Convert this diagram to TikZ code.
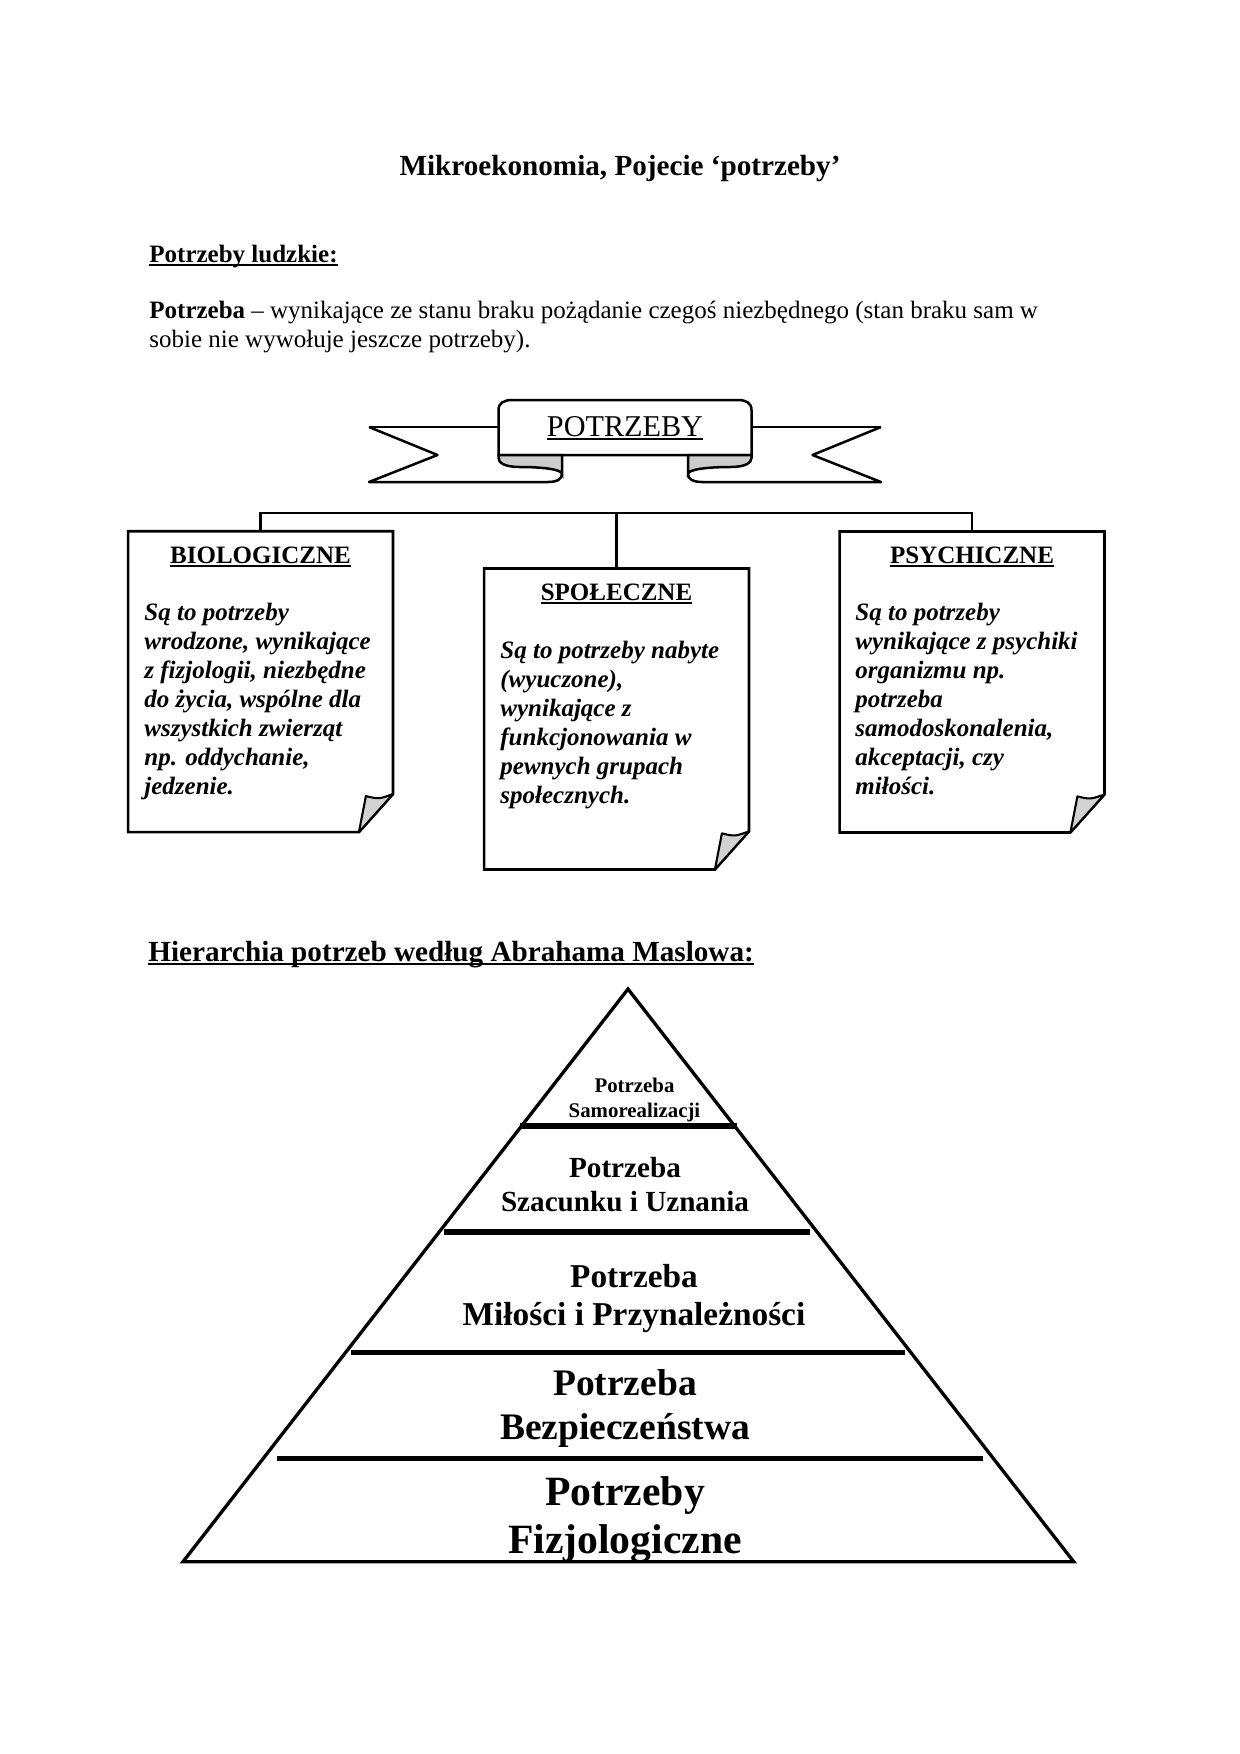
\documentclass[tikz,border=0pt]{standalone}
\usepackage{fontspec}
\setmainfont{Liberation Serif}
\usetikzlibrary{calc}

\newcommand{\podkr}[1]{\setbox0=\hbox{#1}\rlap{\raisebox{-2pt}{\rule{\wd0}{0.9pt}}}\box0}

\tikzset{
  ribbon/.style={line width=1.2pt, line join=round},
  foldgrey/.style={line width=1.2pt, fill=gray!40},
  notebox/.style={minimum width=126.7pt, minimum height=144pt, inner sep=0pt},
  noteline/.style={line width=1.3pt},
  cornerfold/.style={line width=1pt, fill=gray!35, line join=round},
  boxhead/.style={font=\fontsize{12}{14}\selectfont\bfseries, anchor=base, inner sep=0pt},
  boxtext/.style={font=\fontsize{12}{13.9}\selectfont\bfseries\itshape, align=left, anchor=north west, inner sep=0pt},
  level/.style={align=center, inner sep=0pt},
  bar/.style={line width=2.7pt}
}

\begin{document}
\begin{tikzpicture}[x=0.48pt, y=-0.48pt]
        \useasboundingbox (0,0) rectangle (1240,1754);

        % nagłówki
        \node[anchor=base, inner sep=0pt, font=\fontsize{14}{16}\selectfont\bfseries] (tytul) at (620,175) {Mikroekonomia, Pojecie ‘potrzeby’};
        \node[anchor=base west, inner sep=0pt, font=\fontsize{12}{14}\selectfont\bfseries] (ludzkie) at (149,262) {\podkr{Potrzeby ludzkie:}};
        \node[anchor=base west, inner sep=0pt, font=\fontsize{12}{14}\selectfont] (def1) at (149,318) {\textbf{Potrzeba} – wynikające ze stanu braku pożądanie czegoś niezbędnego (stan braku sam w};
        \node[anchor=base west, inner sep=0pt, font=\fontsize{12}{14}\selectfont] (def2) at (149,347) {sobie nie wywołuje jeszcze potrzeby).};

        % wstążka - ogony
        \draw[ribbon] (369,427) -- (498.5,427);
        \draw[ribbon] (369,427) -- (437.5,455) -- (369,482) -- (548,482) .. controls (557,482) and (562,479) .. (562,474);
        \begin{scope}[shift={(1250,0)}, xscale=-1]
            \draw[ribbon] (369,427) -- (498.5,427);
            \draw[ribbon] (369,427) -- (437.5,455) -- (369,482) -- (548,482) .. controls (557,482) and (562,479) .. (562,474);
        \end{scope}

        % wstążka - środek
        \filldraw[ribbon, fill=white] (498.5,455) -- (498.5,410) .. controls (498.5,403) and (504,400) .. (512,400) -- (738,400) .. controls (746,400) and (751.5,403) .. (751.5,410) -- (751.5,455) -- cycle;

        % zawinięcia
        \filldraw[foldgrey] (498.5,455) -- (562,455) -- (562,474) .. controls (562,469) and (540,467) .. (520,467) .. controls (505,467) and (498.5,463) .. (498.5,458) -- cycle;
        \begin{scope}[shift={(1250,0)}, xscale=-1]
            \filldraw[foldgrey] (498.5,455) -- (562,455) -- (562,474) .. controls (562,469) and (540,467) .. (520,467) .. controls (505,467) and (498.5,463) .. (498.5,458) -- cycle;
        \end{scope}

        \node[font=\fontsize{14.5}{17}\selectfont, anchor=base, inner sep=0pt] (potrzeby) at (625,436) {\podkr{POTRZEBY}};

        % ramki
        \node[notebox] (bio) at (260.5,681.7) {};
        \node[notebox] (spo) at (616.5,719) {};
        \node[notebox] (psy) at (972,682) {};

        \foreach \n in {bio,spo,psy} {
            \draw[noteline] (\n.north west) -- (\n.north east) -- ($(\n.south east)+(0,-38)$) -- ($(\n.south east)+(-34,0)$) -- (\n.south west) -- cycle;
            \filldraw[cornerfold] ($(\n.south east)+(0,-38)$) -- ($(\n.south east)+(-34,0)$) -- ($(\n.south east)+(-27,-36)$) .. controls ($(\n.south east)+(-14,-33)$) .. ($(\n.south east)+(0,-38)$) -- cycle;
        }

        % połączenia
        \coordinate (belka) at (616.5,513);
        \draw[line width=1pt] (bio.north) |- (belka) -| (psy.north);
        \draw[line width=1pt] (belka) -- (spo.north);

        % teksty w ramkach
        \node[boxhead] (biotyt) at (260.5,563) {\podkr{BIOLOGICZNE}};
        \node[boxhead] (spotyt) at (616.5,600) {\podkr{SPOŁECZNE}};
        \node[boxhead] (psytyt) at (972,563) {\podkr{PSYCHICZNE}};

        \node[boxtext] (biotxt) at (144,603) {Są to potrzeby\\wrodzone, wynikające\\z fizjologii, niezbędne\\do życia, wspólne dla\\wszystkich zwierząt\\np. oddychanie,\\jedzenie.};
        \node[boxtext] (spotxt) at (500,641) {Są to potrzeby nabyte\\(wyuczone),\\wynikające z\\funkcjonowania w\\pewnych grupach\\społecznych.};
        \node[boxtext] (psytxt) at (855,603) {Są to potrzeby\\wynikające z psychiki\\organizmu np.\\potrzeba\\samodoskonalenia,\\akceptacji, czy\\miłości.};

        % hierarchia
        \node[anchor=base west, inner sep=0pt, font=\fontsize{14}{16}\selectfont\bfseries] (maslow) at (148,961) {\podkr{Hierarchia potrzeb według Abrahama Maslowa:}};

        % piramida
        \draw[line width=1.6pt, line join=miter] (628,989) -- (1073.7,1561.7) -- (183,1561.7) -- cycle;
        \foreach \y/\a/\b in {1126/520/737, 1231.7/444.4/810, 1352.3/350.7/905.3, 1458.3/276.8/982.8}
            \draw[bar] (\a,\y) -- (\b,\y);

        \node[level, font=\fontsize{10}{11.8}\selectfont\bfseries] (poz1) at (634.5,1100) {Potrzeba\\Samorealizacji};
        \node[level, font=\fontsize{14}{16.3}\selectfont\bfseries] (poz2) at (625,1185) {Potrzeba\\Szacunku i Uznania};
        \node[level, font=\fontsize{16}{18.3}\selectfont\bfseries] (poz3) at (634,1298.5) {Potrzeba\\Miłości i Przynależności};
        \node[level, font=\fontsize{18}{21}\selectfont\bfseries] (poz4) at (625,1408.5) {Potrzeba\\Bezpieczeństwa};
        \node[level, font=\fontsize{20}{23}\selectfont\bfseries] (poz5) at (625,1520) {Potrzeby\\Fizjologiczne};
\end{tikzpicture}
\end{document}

WHAT IS NEEDED:
The data above needs to be retyped exactly, with the images left out.

WRITTEN REPLY:
Convert this diagram to TikZ code.
\documentclass[tikz,border=0pt]{standalone}
\usepackage{fontspec}
\setmainfont{Liberation Serif}
\usetikzlibrary{calc}

\newcommand{\podkr}[1]{\setbox0=\hbox{#1}\rlap{\raisebox{-2pt}{\rule{\wd0}{0.9pt}}}\box0}

\tikzset{
  ribbon/.style={line width=1.2pt, line join=round},
  foldgrey/.style={line width=1.2pt, fill=gray!40},
  notebox/.style={minimum width=126.7pt, minimum height=144pt, inner sep=0pt},
  noteline/.style={line width=1.3pt},
  cornerfold/.style={line width=1pt, fill=gray!35, line join=round},
  boxhead/.style={font=\fontsize{12}{14}\selectfont\bfseries, anchor=base, inner sep=0pt},
  boxtext/.style={font=\fontsize{12}{13.9}\selectfont\bfseries\itshape, align=left, anchor=north west, inner sep=0pt},
  level/.style={align=center, inner sep=0pt},
  bar/.style={line width=2.7pt}
}

\begin{document}
\begin{tikzpicture}[x=0.48pt, y=-0.48pt]
        \useasboundingbox (0,0) rectangle (1240,1754);

        % nagłówki
        \node[anchor=base, inner sep=0pt, font=\fontsize{14}{16}\selectfont\bfseries] (tytul) at (620,175) {Mikroekonomia, Pojecie ‘potrzeby’};
        \node[anchor=base west, inner sep=0pt, font=\fontsize{12}{14}\selectfont\bfseries] (ludzkie) at (149,262) {\podkr{Potrzeby ludzkie:}};
        \node[anchor=base west, inner sep=0pt, font=\fontsize{12}{14}\selectfont] (def1) at (149,318) {\textbf{Potrzeba} – wynikające ze stanu braku pożądanie czegoś niezbędnego (stan braku sam w};
        \node[anchor=base west, inner sep=0pt, font=\fontsize{12}{14}\selectfont] (def2) at (149,347) {sobie nie wywołuje jeszcze potrzeby).};

        % wstążka - ogony
        \draw[ribbon] (369,427) -- (498.5,427);
        \draw[ribbon] (369,427) -- (437.5,455) -- (369,482) -- (548,482) .. controls (557,482) and (562,479) .. (562,474);
        \begin{scope}[shift={(1250,0)}, xscale=-1]
            \draw[ribbon] (369,427) -- (498.5,427);
            \draw[ribbon] (369,427) -- (437.5,455) -- (369,482) -- (548,482) .. controls (557,482) and (562,479) .. (562,474);
        \end{scope}

        % wstążka - środek
        \filldraw[ribbon, fill=white] (498.5,455) -- (498.5,410) .. controls (498.5,403) and (504,400) .. (512,400) -- (738,400) .. controls (746,400) and (751.5,403) .. (751.5,410) -- (751.5,455) -- cycle;

        % zawinięcia
        \filldraw[foldgrey] (498.5,455) -- (562,455) -- (562,474) .. controls (562,469) and (540,467) .. (520,467) .. controls (505,467) and (498.5,463) .. (498.5,458) -- cycle;
        \begin{scope}[shift={(1250,0)}, xscale=-1]
            \filldraw[foldgrey] (498.5,455) -- (562,455) -- (562,474) .. controls (562,469) and (540,467) .. (520,467) .. controls (505,467) and (498.5,463) .. (498.5,458) -- cycle;
        \end{scope}

        \node[font=\fontsize{14.5}{17}\selectfont, anchor=base, inner sep=0pt] (potrzeby) at (625,436) {\podkr{POTRZEBY}};

        % ramki
        \node[notebox] (bio) at (260.5,681.7) {};
        \node[notebox] (spo) at (616.5,719) {};
        \node[notebox] (psy) at (972,682) {};

        \foreach \n in {bio,spo,psy} {
            \draw[noteline] (\n.north west) -- (\n.north east) -- ($(\n.south east)+(0,-38)$) -- ($(\n.south east)+(-34,0)$) -- (\n.south west) -- cycle;
            \filldraw[cornerfold] ($(\n.south east)+(0,-38)$) -- ($(\n.south east)+(-34,0)$) -- ($(\n.south east)+(-27,-36)$) .. controls ($(\n.south east)+(-14,-33)$) .. ($(\n.south east)+(0,-38)$) -- cycle;
        }

        % połączenia
        \coordinate (belka) at (616.5,513);
        \draw[line width=1pt] (bio.north) |- (belka) -| (psy.north);
        \draw[line width=1pt] (belka) -- (spo.north);

        % teksty w ramkach
        \node[boxhead] (biotyt) at (260.5,563) {\podkr{BIOLOGICZNE}};
        \node[boxhead] (spotyt) at (616.5,600) {\podkr{SPOŁECZNE}};
        \node[boxhead] (psytyt) at (972,563) {\podkr{PSYCHICZNE}};

        \node[boxtext] (biotxt) at (144,603) {Są to potrzeby\\wrodzone, wynikające\\z fizjologii, niezbędne\\do życia, wspólne dla\\wszystkich zwierząt\\np. oddychanie,\\jedzenie.};
        \node[boxtext] (spotxt) at (500,641) {Są to potrzeby nabyte\\(wyuczone),\\wynikające z\\funkcjonowania w\\pewnych grupach\\społecznych.};
        \node[boxtext] (psytxt) at (855,603) {Są to potrzeby\\wynikające z psychiki\\organizmu np.\\potrzeba\\samodoskonalenia,\\akceptacji, czy\\miłości.};

        % hierarchia
        \node[anchor=base west, inner sep=0pt, font=\fontsize{14}{16}\selectfont\bfseries] (maslow) at (148,961) {\podkr{Hierarchia potrzeb według Abrahama Maslowa:}};

        % piramida
        \draw[line width=1.6pt, line join=miter] (628,989) -- (1073.7,1561.7) -- (183,1561.7) -- cycle;
        \foreach \y/\a/\b in {1126/520/737, 1231.7/444.4/810, 1352.3/350.7/905.3, 1458.3/276.8/982.8}
            \draw[bar] (\a,\y) -- (\b,\y);

        \node[level, font=\fontsize{10}{11.8}\selectfont\bfseries] (poz1) at (634.5,1100) {Potrzeba\\Samorealizacji};
        \node[level, font=\fontsize{14}{16.3}\selectfont\bfseries] (poz2) at (625,1185) {Potrzeba\\Szacunku i Uznania};
        \node[level, font=\fontsize{16}{18.3}\selectfont\bfseries] (poz3) at (634,1298.5) {Potrzeba\\Miłości i Przynależności};
        \node[level, font=\fontsize{18}{21}\selectfont\bfseries] (poz4) at (625,1408.5) {Potrzeba\\Bezpieczeństwa};
        \node[level, font=\fontsize{20}{23}\selectfont\bfseries] (poz5) at (625,1520) {Potrzeby\\Fizjologiczne};
\end{tikzpicture}
\end{document}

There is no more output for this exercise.